I wrote a chapter in an upcoming book in which I talk about building science and value engineering in real estate – stay tuned – as of now it is set for a March 2021 release.
You can’t be a successful real estate investor without at least a basic understanding of building science.
And you can’t ignore building science principles if you want to own and maintain real estate that increases in value and produces cash flow.
I often quote building scientist Dr. Joe Lstiburek, principal at Building Science Corporation. He has written profusely about building science topics (most of his articles are free to download). He also is responsible for many of our current building codes and climate zone distinctions. There are good reasons that the Wall Street Journal refers to Joe as, “The Dean of North American Building Science.” Having studied with Joe, I enjoy the luxury of him answering my questions via email (apparently I haven’t worn out my welcome yet).
In addition to Dr.
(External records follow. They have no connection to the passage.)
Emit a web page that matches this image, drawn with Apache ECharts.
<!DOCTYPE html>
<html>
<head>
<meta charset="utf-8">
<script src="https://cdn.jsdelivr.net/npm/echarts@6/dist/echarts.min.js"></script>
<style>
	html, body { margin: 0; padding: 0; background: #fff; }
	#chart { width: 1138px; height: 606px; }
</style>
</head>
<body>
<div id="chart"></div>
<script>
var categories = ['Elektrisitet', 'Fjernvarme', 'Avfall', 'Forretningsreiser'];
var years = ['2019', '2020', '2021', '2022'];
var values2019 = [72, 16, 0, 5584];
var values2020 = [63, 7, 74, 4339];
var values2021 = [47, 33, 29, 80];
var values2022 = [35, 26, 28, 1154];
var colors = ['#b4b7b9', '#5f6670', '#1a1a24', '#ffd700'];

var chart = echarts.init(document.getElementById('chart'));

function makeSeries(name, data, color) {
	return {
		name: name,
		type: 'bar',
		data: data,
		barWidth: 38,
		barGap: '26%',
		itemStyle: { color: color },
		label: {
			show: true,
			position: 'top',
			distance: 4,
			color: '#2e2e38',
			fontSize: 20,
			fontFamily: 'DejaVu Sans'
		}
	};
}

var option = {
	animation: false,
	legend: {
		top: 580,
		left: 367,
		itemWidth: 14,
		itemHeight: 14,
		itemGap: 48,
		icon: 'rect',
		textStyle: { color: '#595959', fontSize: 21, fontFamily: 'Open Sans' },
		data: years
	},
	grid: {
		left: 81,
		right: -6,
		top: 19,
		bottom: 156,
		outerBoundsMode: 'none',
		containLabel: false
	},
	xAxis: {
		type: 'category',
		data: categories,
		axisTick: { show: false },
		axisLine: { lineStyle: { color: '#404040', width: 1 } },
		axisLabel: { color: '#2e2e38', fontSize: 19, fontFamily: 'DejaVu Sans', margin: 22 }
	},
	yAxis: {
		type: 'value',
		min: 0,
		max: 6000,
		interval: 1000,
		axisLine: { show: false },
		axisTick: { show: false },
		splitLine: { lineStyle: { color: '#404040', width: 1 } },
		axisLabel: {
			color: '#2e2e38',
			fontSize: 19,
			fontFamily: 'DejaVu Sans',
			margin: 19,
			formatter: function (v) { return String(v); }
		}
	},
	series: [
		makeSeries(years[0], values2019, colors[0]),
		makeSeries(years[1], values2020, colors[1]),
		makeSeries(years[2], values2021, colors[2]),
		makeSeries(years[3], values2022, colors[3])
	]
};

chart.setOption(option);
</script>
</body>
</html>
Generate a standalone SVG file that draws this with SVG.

Joe, Green Building Advisor and Fine Homebuilding (and many others) have excellent education available no matter your current level of skill or understanding.
Is it possible to get bad building science advice?
In my opinion, any time someone says, “I’ve done it this way for 30 years,” you may want to be at least somewhat skeptical. Building science knowledge continues to evolve. We know more now than we did when we put lead and asbestos in building materials.
The COVID-19 pandemic has taught us to be more cognizant of building science principles. In a commercial setting, the pandemic has forced us to think about ventilation and indoor air quality in ways we had never previously considered.
For example, I see outdoor dining “pods” that allow restaurants the ability to offer “safe” dining.
These enclosures signify a valiant effort, but they make me shake my head and sigh. The moment a server enters the “pod”, all bets are off. Compliance with government regulations, sure. Steeped in building science principles, maybe in a weak way. Sympathy for the restaurant industry and the pain they have had to endure, absolutely.
At least the “pods” don’t have a wall cavity in which to accumulate condensation and mold.
I had to close my eye care office for five weeks during the pandemic. During this time, since I had nothing else to do, I began studying indoor air quality as well as the factors that influence it.
My thinking was, as a healthcare provider, I really needed to get a handle on equipping my facility to be as clean and sterile as possible in order to re-open safely…including air quality as well as maintaining sterile surfaces.
My research prompted me to record and publish four videos on indoor air quality (feel free to employ as a cure for insomnia at www.DrLeeNewton.com/training). My staff and I practice what we preach in order for our patients to perceive that it is not “business as usual” for us during the pandemic.
Paradoxically, it is becoming business as usual.
I have always enjoyed the Fine Homebuilding crew and their weekly podcast – delving into the complex subjects that the DIY websites out there are afraid to tackle or don’t know they should tackle.
In a recent podcast, (episode #315), the crew had interviewed a physician who was passionate about air quality. Given my background and recent research, I could not help but chime in with comments from my own perspective. The topic is indoor air quality vis-à-vis interior humidity levels, and I offer an additional health perspective on why humidity should not be less than 30%.
Here is the video link to show #321 in which Patrick McCombe, Rob Wotzak, and Brian Pontolilo read and discuss my letter starting at about the 18:30 mark (also listen via your favorite podcast player):
As you think about that, remember that building science concepts play a big role in the real estate space, starting with the air you breathe.